Note that calculated temperatures can be adversely affected when a thermographer improperly compensates for transmission.
All window optics will filter, or “attenuate” the amount of infrared radiation that ultimately reaches the imager. Our research shows that for calcium fluoride windows the attenuation reduces the temperature about 5% for every millimeter of window thickness (temperatures in the range of 60°-120°C). In addition, tilting the camera angle 30° to either side of 90° (perpendicular) reduces the temperature by an additional 2-3%.
Compensate for Transmission
A simple way to check transmission rate is the “Coffee Cup Test”. After determining the proper transmission rate of a window, make a note of that value and adjust the camera’s transmission rate (or emissivity setting) accordingly each time that window is used for an inspection.
The majority of infrared cameras do not have the ability to compensate for transmission losses from an IR window directly; but almost all software packages do. To make a quick adjustment in the field, simply multiply the transmission coefficient by the target emissivity to arrive at a “calculated emissivity value,” and adjust the camera’s emissivity setting to this value. For example, an IR window with a 0.55 transmittance rate and a target with an emissivity of 0.95 (electrical tape) would require a camera emissivity setting of 0.49 (0.90 x 0.55 = 0.495) to properly compensate for both transmission and emissivity.
Once the transmissivity coefficient has been properly determined for an application, it is important to realize that coefficients of some materials can change over time. Crystals, in particular, are susceptible to mechanical stress from high frequency noise and vibration. Some crystals, such as those in the Fluoride family are also hydroscopic; meaning that they will absorb moisture, humidity or industrial solvents (despite the fact that they are coated with materials to slow the inevitable degradation process). These mechanical stresses and absorption characteristics of crystals will degrade a crystal window’s transmission rate over time.
A recent paper on the topic of transmission degradation (“Transmission Stability and Infrared Windows” by Joe DeMonte) illustrates how this degradation can affect the data accuracy. The research compared a Calcium Fluoride infrared window to a polymer-based window. Both windows were shown to have a 50% transmission rate when new. After just two years in a non-aggressive environment, the transmission rate of the calcium fluoride window had dropped significantly.

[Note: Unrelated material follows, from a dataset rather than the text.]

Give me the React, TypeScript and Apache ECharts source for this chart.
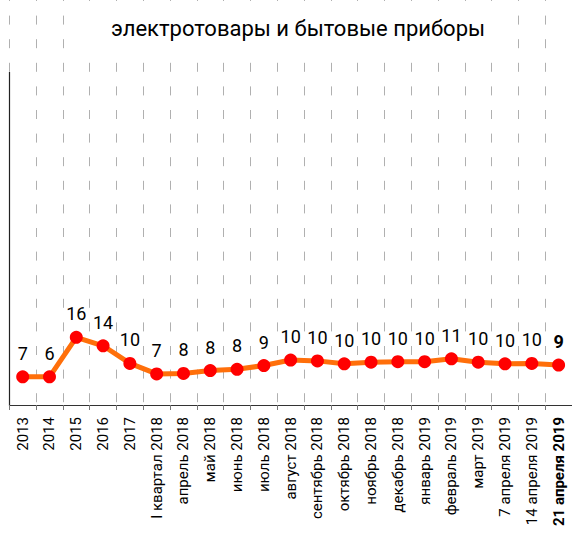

The white paper was published in the April 2009 edition of Uptime Magazine.
Recalibration of Window Transmittance
The “Coffee Cup Test,” or some similar form of verification, should be performed prior to installation – and again prior to any important measurement or inspection if using an optic that is known to degrade over time. Furthermore, because each crystal is unique, transmittance must be tested for each crystal since each one will have a slightly different transmittance rate when new. Similarly each crystal’s rate of degradation will be unique as well.
However, if using an engineered polymer, testing a single window when it is new should be sufficient since all windows will be virtually identical in transmittance and since the material will not degrade over time.
Maintaining IR windows
During maintenance shutdowns, firms should check gaskets and screws for seal integrity, and windows should be thoroughly cleaned with a compatible cleaning agent. If using crystal IR windows, this is also a great time check transmittance.